For young artists, Cliff Eyland has always held somewhat of a legendary status.
As a nationally recognized painter, school of art professor, writer and curator, Eyland was a prominent member of Winnipeg’s art community throughout his career. He is likely best known to the average Winnipegger for his installation of miniature paintings at the Millennium Library.
Luckily for those who have yet to appreciate the vast scope of Eyland’s career, the Winnipeg Art Gallery (WAG) is now exhibiting Cliff Eyland: Library of Babel — A Retrospective.
Curated by one of Eyland’s longtime collaborators, Robert B. Epp ,Library of Babel was initially planned in concert with Eyland but transformed into a memorial celebration of Eyland and his life’s work after his passing in May 2020.

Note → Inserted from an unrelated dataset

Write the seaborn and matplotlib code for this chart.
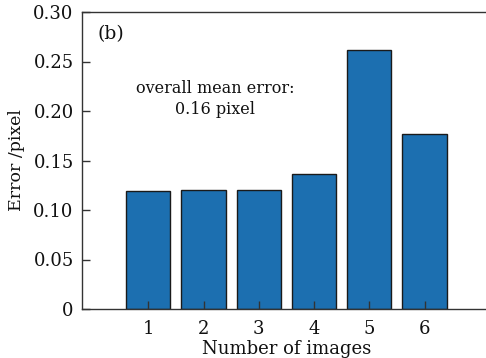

The extensive show features work from all periods of Eyland’s career, representing a cross-section of his artistic practice and other work within Winnipeg’s art community. Containing over 1,000 artworks — mainly the file-card-sized paintings Eyland is likely best known for — Library of Babel was inspired by a short story of the same name by Jorge Luis Borges and emphasizes Eyland’s preoccupation with libraries as vast conceptual spaces while highlighting his innovative perspectives of art.
Other materials include drawings, photographs, digital prints, exhibition posters, videos and other archival materials. These collectively provide a window into Eyland’s artistic practice and his personal life, highlighting his personality and outlook on life and art through the common themes of his work.
Like many exhibition spaces, entering Library of Babel felt something like stepping out of one’s own mind and into the brain of another. The feeling was especially evident in this exhibition — there was an immediate energy you could sense in the air of the gallery space which seemed to be emanating from Eyland’s imaginative and lively paintings.
When we step into an institution like the WAG, there is often a sense of order when it comes to painting installations — each work hangs on a wall separate from its companions, with enough room to breathe so as to not impede the viewer’s ability to appreciate the works next to it. However, this sensibility was upended in the most refreshing way in Library of Babel.
Organized chaos reigned throughout the show, with hundreds of small paintings hung in a variety of formations across the gallery walls, creating different rhythms throughout the space.
Crucifix formations — such as the installation “Crucifix (Homage to Gauguin)” — hung over the viewer imposingly on some walls, whereas enormous grids of paintings created a sense of stability as you peered up at this wall of closely packed works in installations such as “Librarians, Books and Clouds.” Grids of paintings were also found mounted on separate walls, which created a larger frame around these works. This formation was present in a personal favourite installation, “63 File Card Paintings on a White Wall,” A Series of paintings assembled in 2019.
There are so many paintings encompassed within LIBRARY OF BABEL that it is difficult to pick out just a few individual ones as highlights. Rather, these works grab your attention in a Gestaltian manner, leaving you to dive deeper into each installation and investigate individual works as you discover them.
Overall, what is so fantastic about LIBRARY OF BABEL is how clearly it demonstrates Eyland’s dedication to art. The works included in this exhibition reflect a lifetime of enthusiasm and experimentation, displaying a wide range of techniques indicative of his ever-evolving practice.
His mixed media pieces were particularly striking, pushing the boundaries of what a painting can be by incorporating writing, drawing and found materials into these works. Although much of Eyland’s work is small, Library of Babel allows us to see the world as Eyland did — with an imaginative, critical and joyful view of the world around us.
You can visit Cliff Eyland: Library of Babel — A Retrospective at the Winnipeg Art Gallery until May 15.